Surgery, Stage 2
Well, that all worked out. There’s something to be said about falling to pieces. Although some might debate the issue I’m fairly confident that it motivated everyone to get to the bottom of the problem and fix it. Or maybe it was that I’ve been through the ringer and they wanted an end of it for me, understanding the utter frustration; or maybe it was that when the scheduler called regarding the last 2 delays I was, although frustrated, kind to her understanding that it wasn’t her fault. More than likely it was a combination of all of those.
Here’s the thing – it was the scheduler’s fault this time since she was the one who canceled the surgery. She read in the notes that they had put the whole device in and assumed that I was done. She didn’t check with any surgeons or doctors or even me. When I informed her that I still have the whole other device in me which needs to be removed, as well as the fact that I need additional injections, well, she saw her mistake and promptly fixed it. Of course they filled my spot so my surgery will be much delayed but will still be on that day, November 30th. I’ve been lucky all these times to be first on the docket allowing me to get in and out before noon but now… who knows. I’m grateful that they squeezed me in. I need time to heal before the snow gets out of control. I need months to heal so I can actually go for walks in the Spring. Okay, that’s not a need but it’s definitely a strong want, with walking. I live alone and might need assistance. No one is going to come over in a snow storm. The second surgery though will be far easier than the first. I probably won’t need anyone’s help.
Post Surgery, Stage 1
It turns out the reason I have to be very careful, not referring to the twisting, etc that could dislodge the wire, is that it takes 2-3 weeks for the scar tissue to form on the pocket they made to hold the device. If I’m going to do any amount of walking I need to wear a belt or something to hold it in place so it doesn’t make the pocket bigger. I rather wish I had known that from the beginning since it appears to droop a little already. It’s almost 2 weeks though, and I heal quite fast, so hopefully it’s settled in more or less. I’m still being cautious though. Now that they removed bandages I have had a wee bit more pain, especially with sitting, but it is totally livable and will get better over time.
The other day I managed the treadmill at the gym. Yeah I was going slowly but it was steady for a ½ hour. I should have gone yesterday but I didn’t. The explanation is in the next session… although I ought to do a new post on the new topic… hmmm, yeah okay. I’ll leave this post as a surgery update only.
Despite the positive outcome I still had left over anxiety from it all to contend with. People who don’t have anxiety simply don’t understand that. They assume that when a situation is resolved, the anxiety magically goes away. If only that were the case. So last Thursday I was a wreck.

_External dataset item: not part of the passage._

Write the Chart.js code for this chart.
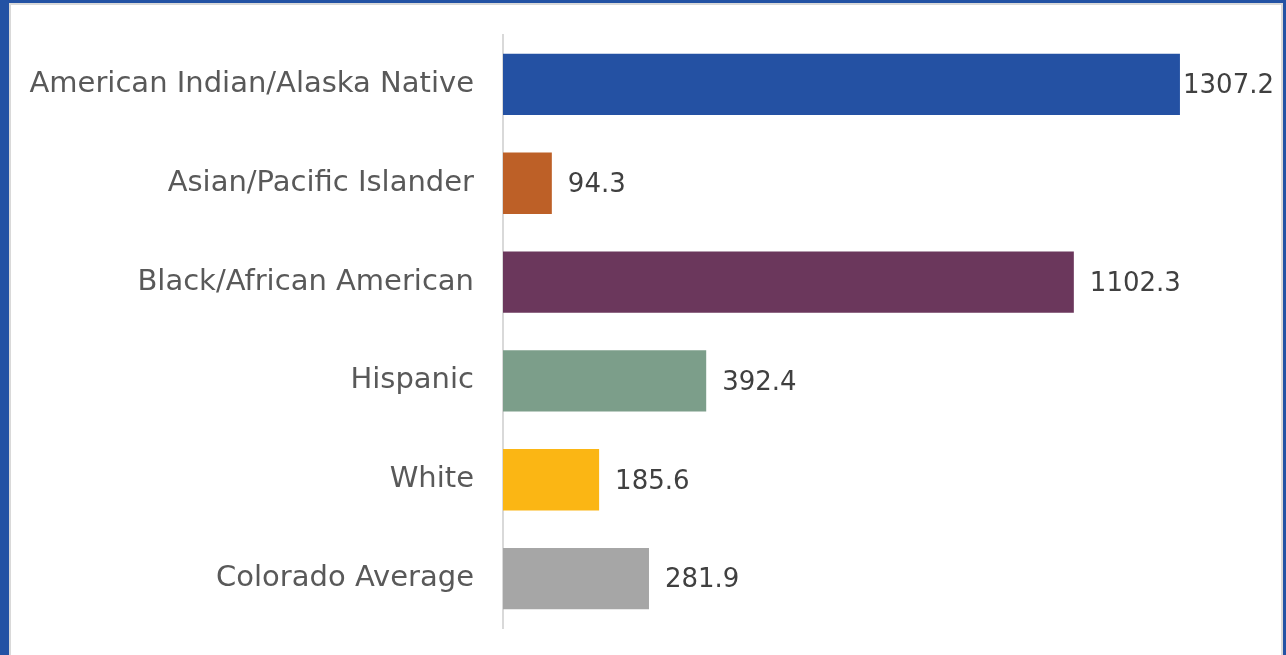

Last Thursday was also the Thanksgiving Day celebration at my complex. Sadly I thought it was this coming week and didn’t make it. I’m sure it would have lifted my spirits and made a big difference. I have a freezer full of pumpkin spice cookies now. I’ll take them to meetings and such. The thing is, I haven’t done the holidays in so many years I can’t remember. I was so excited to actually do something this year and the sudden thought that I’d be alone again was more difficult than I had expected. When I apologized to the complex manager she invited me over to her house for thanksgiving. I don’t know… I have till Weds to give her my answer. I almost want to say no and just have the day to myself. It’s been so many years what would be the point? I’ll see how I feel and maybe say yes.